### YOUR INSTRUCTIONS
The lines from the top of the material through the line with "const bViabMark = ['', '', '', '', ''];" are to be set down exactly. Leave the pictures out.

### SOURCE EXCERPT
▼

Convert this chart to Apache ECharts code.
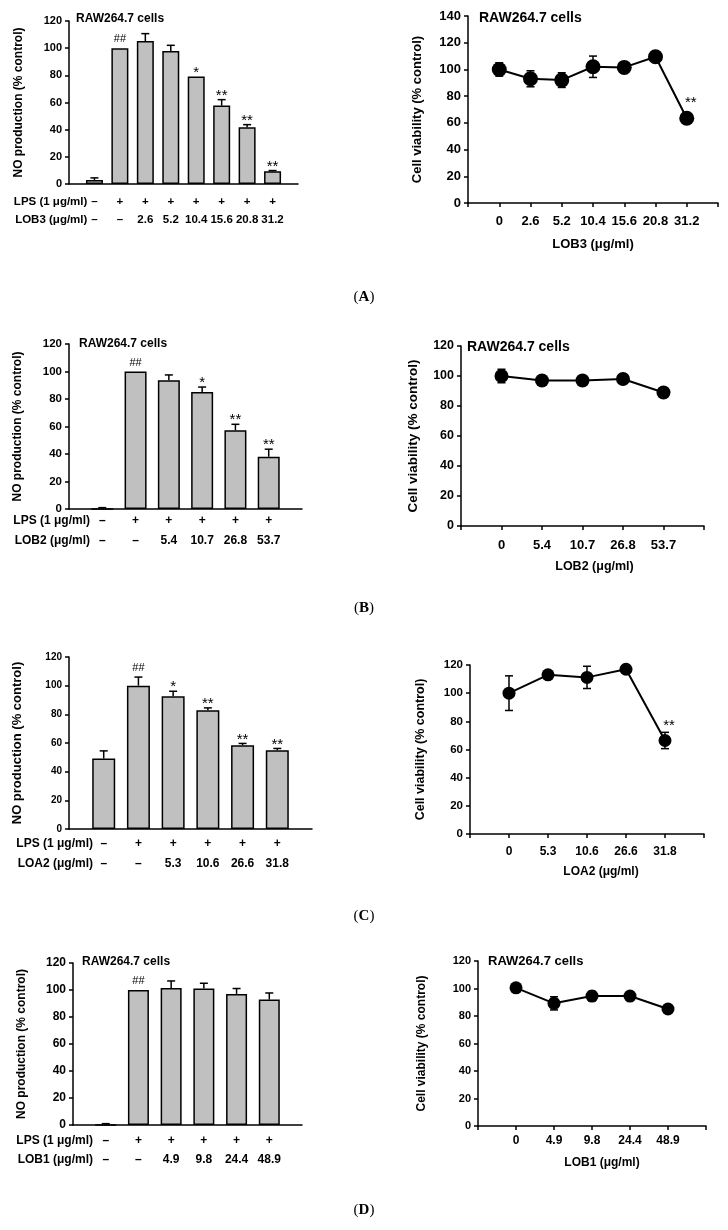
<!DOCTYPE html>
<html>
<head>
<meta charset="utf-8">
<title>NO production and cell viability, RAW264.7 cells</title>
<script src="https://cdn.jsdelivr.net/npm/echarts/dist/echarts.min.js"></script>
<style>
  html, body { margin: 0; padding: 0; background: #fff; }
  #main { width: 728px; height: 1230px; }
</style>
</head>
<body>
<div id="main"></div>
<script>
// ---- (A) LOB3 ----
const aLps = ['–', '+', '+', '+', '+', '+', '+', '+'];
const aDose = ['–', '–', '2.6', '5.2', '10.4', '15.6', '20.8', '31.2'];
const aNo = [3, 100, 105.3, 97.9, 79.1, 57.7, 41.7, 9.4];
const aNoErr = [1.5, 0, 5.4, 4.2, 0, 4.4, 2, 0.5];
const aNoMark = ['', '##', '', '', '*', '**', '**', '**'];
const aConc = ['0', '2.6', '5.2', '10.4', '15.6', '20.8', '31.2'];
const aViab = [100, 93, 92, 102, 101.5, 109.5, 63.5];
const aViabErr = [5, 6, 5.5, 8, 1, 2, 2];
const aViabMark = ['', '', '', '', '', '', '**'];

// ---- (B) LOB2 ----
const bLps = ['–', '+', '+', '+', '+', '+'];
const bDose = ['–', '–', '5.4', '10.7', '26.8', '53.7'];
const bNo = [0, 100, 93.6, 85.1, 57.3, 38];
const bNoErr = [1, 0, 3.9, 3.6, 4.3, 5.5];
const bNoMark = ['', '##', '', '*', '**', '**'];
const bConc = ['0', '5.4', '10.7', '26.8', '53.7'];
const bViab = [100, 97, 97, 98, 89];
const bViabErr = [4.5, 1, 1.5, 1, 1];
const bViabMark = ['', '', '', '', ''];

// ---- (C) LOA2 ----
const cLps = ['–', '+', '+', '+', '+', '+'];
const cDose = ['–', '–', '5.3', '10.6', '26.6', '31.8'];
const cNo = [49.2, 100, 92.6, 82.9, 58.5, 55];
const cNoErr = [5.3, 6, 3.5, 1.6, 1.2, 1.2];
const cNoMark = ['', '##', '*', '**', '**', '**'];
const cConc = ['0', '5.3', '10.6', '26.6', '31.8'];
const cViab = [100, 113, 111.2, 117, 66.4];
const cViabErr = [12.3, 1, 7.9, 1.5, 5.8];
const cViabMark = ['', '', '', '', '**'];

// ---- (D) LOB1 ----
const dLps = ['–', '+', '+', '+', '+', '+'];
const dDose = ['–', '–', '4.9', '9.8', '24.4', '48.9'];
const dNo = [0, 100, 101.5, 101.1, 97.1, 92.9];
const dNoErr = [1, 0, 5.2, 3.9, 4, 4.9];
const dNoMark = ['', '##', '', '', '', ''];
const dConc = ['0', '4.9', '9.8', '24.4', '48.9'];
const dViab = [100.5, 89.2, 94.5, 94.5, 85.1];
const dViabErr = [1, 4.8, 3.4, 1, 1];
const dViabMark = ['', '', '', '', ''];

const FONT = '"Liberation Sans", Arial, sans-serif';
const NO_TITLE = 'NO production (% control)';
const VIAB_TITLE = 'Cell viability (% control)';

const option = {
  backgroundColor: '#fff',
  animation: false,
  grid: [], xAxis: [], yAxis: [], series: [], graphic: []
};

function addGrid(p) {
  option.grid.push({ left: p.left, top: p.top, width: p.width, height: p.height });
  return option.grid.length - 1;
}

function addYAxis(p, g, name) {
  option.yAxis.push({
    gridIndex: g, type: 'value', min: 0, max: p.ymax, interval: 20, position: 'left',
    name: name, nameLocation: 'middle', nameGap: p.yNameGap,
    nameTextStyle: { fontFamily: FONT, fontWeight: 'bold', fontSize: p.yNameFs, color: '#000' },
    axisLine: { show: true, onZero: false, lineStyle: { color: '#000', width: 1.5 } },
    axisTick: { show: true, length: 4, lineStyle: { color: '#000', width: 1.5 } },
    axisLabel: { fontFamily: FONT, fontWeight: 'bold', fontSize: p.tickFs, color: '#000', margin: 7 },
    splitLine: { show: false }
  });
  return option.yAxis.length - 1;
}

// error bars + significance marks drawn through the axes
function errRender(errs, marks, twoSided) {
  return function (params, api) {
    const i = params.dataIndex;
    const x = api.value(0), v = api.value(1), e = errs[i];
    const mid = api.coord([x, v]);
    const hi = api.coord([x, v + e]);
    const lo = api.coord([x, twoSided ? v - e : v]);
    const st = { stroke: '#000', lineWidth: 1.5 };
    const kids = [];
    if (e > 0) {
      kids.push({ type: 'line', shape: { x1: lo[0], y1: lo[1], x2: hi[0], y2: hi[1] }, style: st });
      kids.push({ type: 'line', shape: { x1: hi[0] - 4, y1: hi[1], x2: hi[0] + 4, y2: hi[1] }, style: st });
      if (twoSided) {
        kids.push({ type: 'line', shape: { x1: lo[0] - 4, y1: lo[1], x2: lo[0] + 4, y2: lo[1] }, style: st });
      }
    }
    const m = marks[i];
    if (m) {
      const hash = m[0] === '#';
      let tx = hi[0], ty = hi[1] - (hash ? 9 : 4);
      if (twoSided) { tx = mid[0] + 4; ty = Math.min(mid[1] - 15, hi[1] - 4); }
      kids.push({
        type: 'text', x: tx, y: ty,
        style: {
          text: m, fill: '#000', align: 'center', verticalAlign: 'middle',
          font: (hash ? '11px ' : '15px ') + FONT
        }
      });
    }
    return { type: 'group', children: kids };
  };
}

function barPanel(p) {
  const g = addGrid(p);
  const yi = addYAxis(p, g, NO_TITLE);
  const n = p.values.length;
  const base = { gridIndex: g, type: 'value', min: -1, max: n, interval: 1, position: 'bottom', splitLine: { show: false } };
  const xi = option.xAxis.length;
  option.xAxis.push(Object.assign({}, base, {
    axisLine: { show: true, onZero: false, lineStyle: { color: '#000', width: 1.5 } },
    axisTick: { show: false }, axisLabel: { show: false }
  }));
  p.rows.forEach(function (row) {
    option.xAxis.push(Object.assign({}, base, {
      offset: row.offset,
      axisLine: { show: false, onZero: false }, axisTick: { show: false },
      axisLabel: {
        margin: 0, verticalAlign: 'middle', fontFamily: FONT, fontWeight: 'bold',
        fontSize: p.rowFs, color: '#000',
        formatter: function (v) { return row.labels[v] !== undefined ? row.labels[v] : ''; }
      },
      name: row.name, nameLocation: 'start', nameGap: p.rowNameGap,
      nameTextStyle: { fontFamily: FONT, fontWeight: 'bold', fontSize: p.rowFs, color: '#000', align: 'right', verticalAlign: 'middle' }
    }));
  });
  option.series.push({
    type: 'bar', xAxisIndex: xi, yAxisIndex: yi, barWidth: p.barWidth, z: 2,
    data: p.values.map(function (v, i) { return [i, v]; }),
    itemStyle: { color: '#c0c0c0', borderColor: '#000', borderWidth: 1.5 }
  });
  option.series.push({
    type: 'custom', xAxisIndex: xi, yAxisIndex: yi, z: 3,
    encode: { x: 0, y: 1 },
    data: p.values.map(function (v, i) { return [i, v]; }),
    renderItem: errRender(p.errs, p.marks, false)
  });
}

function linePanel(p) {
  const g = addGrid(p);
  const yi = addYAxis(p, g, VIAB_TITLE);
  const n = p.values.length;
  const xi = option.xAxis.length;
  option.xAxis.push({
    gridIndex: g, type: 'value', min: -1, max: n, interval: 1, position: 'bottom',
    splitLine: { show: false },
    axisLine: { show: true, onZero: false, lineStyle: { color: '#000', width: 1.5 } },
    axisTick: { show: true, length: 4, lineStyle: { color: '#000', width: 1.5 } },
    axisLabel: {
      margin: p.xLabelMargin, fontFamily: FONT, fontWeight: 'bold', fontSize: p.xLabelFs, color: '#000',
      formatter: function (v) { return p.conc[v] !== undefined ? p.conc[v] : ''; }
    },
    name: p.xName, nameLocation: 'middle', nameGap: p.xNameGap,
    nameTextStyle: {
      fontFamily: FONT, fontWeight: 'bold', fontSize: p.xNameFs, color: '#000',
      padding: [0, 0, 0, 2 * p.xNameShift]
    }
  });
  option.series.push({
    type: 'custom', xAxisIndex: xi, yAxisIndex: yi, z: 2,
    encode: { x: 0, y: 1 },
    data: p.values.map(function (v, i) { return [i, v]; }),
    renderItem: errRender(p.errs, p.marks, true)
  });
  option.series.push({
    type: 'line', xAxisIndex: xi, yAxisIndex: yi, z: 3,
    data: p.values.map(function (v, i) { return [i, v]; }),
    symbol: 'circle', symbolSize: p.symbolSize,
    itemStyle: { color: '#000' },
    lineStyle: { color: '#000', width: 2 }
  });
}

function cellsTitle(x, y, fs) {
  option.graphic.push({
    type: 'text', x: x, y: y,
    style: { text: 'RAW264.7 cells', font: 'bold ' + fs + 'px ' + FONT, fill: '#000', align: 'left', verticalAlign: 'middle' }
  });
}

function panelLetter(letter, y) {
  option.graphic.push({
    type: 'text', x: 364, y: y,
    style: {
      text: '{n|(}{b|' + letter + '}{n|)}', align: 'center', verticalAlign: 'middle', fill: '#000',
      rich: {
        n: { fontFamily: '"Liberation Serif", serif', fontSize: 15, fill: '#000' },
        b: { fontFamily: '"Liberation Serif", serif', fontSize: 15, fontWeight: 'bold', fill: '#000' }
      }
    }
  });
}

// (A)
barPanel({
  left: 69, top: 21, width: 229, height: 163, ymax: 120,
  tickFs: 11, yNameFs: 12, yNameGap: 44, barWidth: 17, rowFs: 11.5, rowNameGap: -19,
  values: aNo, errs: aNoErr, marks: aNoMark,
  rows: [{ labels: aLps, name: 'LPS (1 μg/ml)', offset: 18 }, { labels: aDose, name: 'LOB3 (μg/ml)', offset: 36 }]
});
linePanel({
  left: 468, top: 16, width: 250, height: 187, ymax: 140,
  tickFs: 13, yNameFs: 13, yNameGap: 44, symbolSize: 15,
  xLabelMargin: 12, xLabelFs: 13, xName: 'LOB3 (μg/ml)', xNameGap: 35, xNameFs: 13, xNameShift: 0,
  values: aViab, errs: aViabErr, marks: aViabMark, conc: aConc
});
cellsTitle(76, 19, 12);
cellsTitle(479, 18, 14);
panelLetter('A', 297);

// (B)
barPanel({
  left: 69, top: 344, width: 233, height: 165, ymax: 120,
  tickFs: 11.5, yNameFs: 12, yNameGap: 45, barWidth: 22, rowFs: 12, rowNameGap: -21,
  values: bNo, errs: bNoErr, marks: bNoMark,
  rows: [{ labels: bLps, name: 'LPS (1 μg/ml)', offset: 12 }, { labels: bDose, name: 'LOB2 (μg/ml)', offset: 32 }]
});
linePanel({
  left: 461, top: 346, width: 243, height: 180, ymax: 120,
  tickFs: 12.5, yNameFs: 13.5, yNameGap: 41, symbolSize: 14,
  xLabelMargin: 13, xLabelFs: 13, xName: 'LOB2 (μg/ml)', xNameGap: 34, xNameFs: 12.5, xNameShift: 12,
  values: bViab, errs: bViabErr, marks: bViabMark, conc: bConc
});
cellsTitle(79, 344, 12);
cellsTitle(467, 347, 14);
panelLetter('B', 608);

// (C)
barPanel({
  left: 69, top: 657, width: 243, height: 172, ymax: 120,
  tickFs: 10, yNameFs: 13, yNameGap: 45, barWidth: 23, rowFs: 12, rowNameGap: -24,
  values: cNo, errs: cNoErr, marks: cNoMark,
  rows: [{ labels: cLps, name: 'LPS (1 μg/ml)', offset: 15 }, { labels: cDose, name: 'LOA2 (μg/ml)', offset: 35 }]
});
linePanel({
  left: 470, top: 665, width: 234, height: 169, ymax: 120,
  tickFs: 11.5, yNameFs: 12.5, yNameGap: 43, symbolSize: 13,
  xLabelMargin: 12, xLabelFs: 12, xName: 'LOA2 (μg/ml)', xNameGap: 32, xNameFs: 12, xNameShift: 14,
  values: cViab, errs: cViabErr, marks: cViabMark, conc: cConc
});
panelLetter('C', 916);

// (D)
barPanel({
  left: 73, top: 963, width: 229, height: 162, ymax: 120,
  tickFs: 12, yNameFs: 12, yNameGap: 45, barWidth: 21, rowFs: 12, rowNameGap: -20,
  values: dNo, errs: dNoErr, marks: dNoMark,
  rows: [{ labels: dLps, name: 'LPS (1 μg/ml)', offset: 16 }, { labels: dDose, name: 'LOB1 (μg/ml)', offset: 35 }]
});
linePanel({
  left: 478, top: 961, width: 228, height: 165, ymax: 120,
  tickFs: 11, yNameFs: 12, yNameGap: 50, symbolSize: 13,
  xLabelMargin: 9, xLabelFs: 12, xName: 'LOB1 (μg/ml)', xNameGap: 31, xNameFs: 12, xNameShift: 10,
  values: dViab, errs: dViabErr, marks: dViabMark, conc: dConc
});
cellsTitle(82, 962, 12);
cellsTitle(488, 961, 13);
panelLetter('D', 1210);

const chart = echarts.init(document.getElementById('main'), null, { renderer: 'canvas' });
chart.setOption(option);
</script>
</body>
</html>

▲

### REPLY TO THE EXERCISE
Convert this chart to Apache ECharts code.
<!DOCTYPE html>
<html>
<head>
<meta charset="utf-8">
<title>NO production and cell viability, RAW264.7 cells</title>
<script src="https://cdn.jsdelivr.net/npm/echarts/dist/echarts.min.js"></script>
<style>
  html, body { margin: 0; padding: 0; background: #fff; }
  #main { width: 728px; height: 1230px; }
</style>
</head>
<body>
<div id="main"></div>
<script>
// ---- (A) LOB3 ----
const aLps = ['–', '+', '+', '+', '+', '+', '+', '+'];
const aDose = ['–', '–', '2.6', '5.2', '10.4', '15.6', '20.8', '31.2'];
const aNo = [3, 100, 105.3, 97.9, 79.1, 57.7, 41.7, 9.4];
const aNoErr = [1.5, 0, 5.4, 4.2, 0, 4.4, 2, 0.5];
const aNoMark = ['', '##', '', '', '*', '**', '**', '**'];
const aConc = ['0', '2.6', '5.2', '10.4', '15.6', '20.8', '31.2'];
const aViab = [100, 93, 92, 102, 101.5, 109.5, 63.5];
const aViabErr = [5, 6, 5.5, 8, 1, 2, 2];
const aViabMark = ['', '', '', '', '', '', '**'];

// ---- (B) LOB2 ----
const bLps = ['–', '+', '+', '+', '+', '+'];
const bDose = ['–', '–', '5.4', '10.7', '26.8', '53.7'];
const bNo = [0, 100, 93.6, 85.1, 57.3, 38];
const bNoErr = [1, 0, 3.9, 3.6, 4.3, 5.5];
const bNoMark = ['', '##', '', '*', '**', '**'];
const bConc = ['0', '5.4', '10.7', '26.8', '53.7'];
const bViab = [100, 97, 97, 98, 89];
const bViabErr = [4.5, 1, 1.5, 1, 1];
const bViabMark = ['', '', '', '', ''];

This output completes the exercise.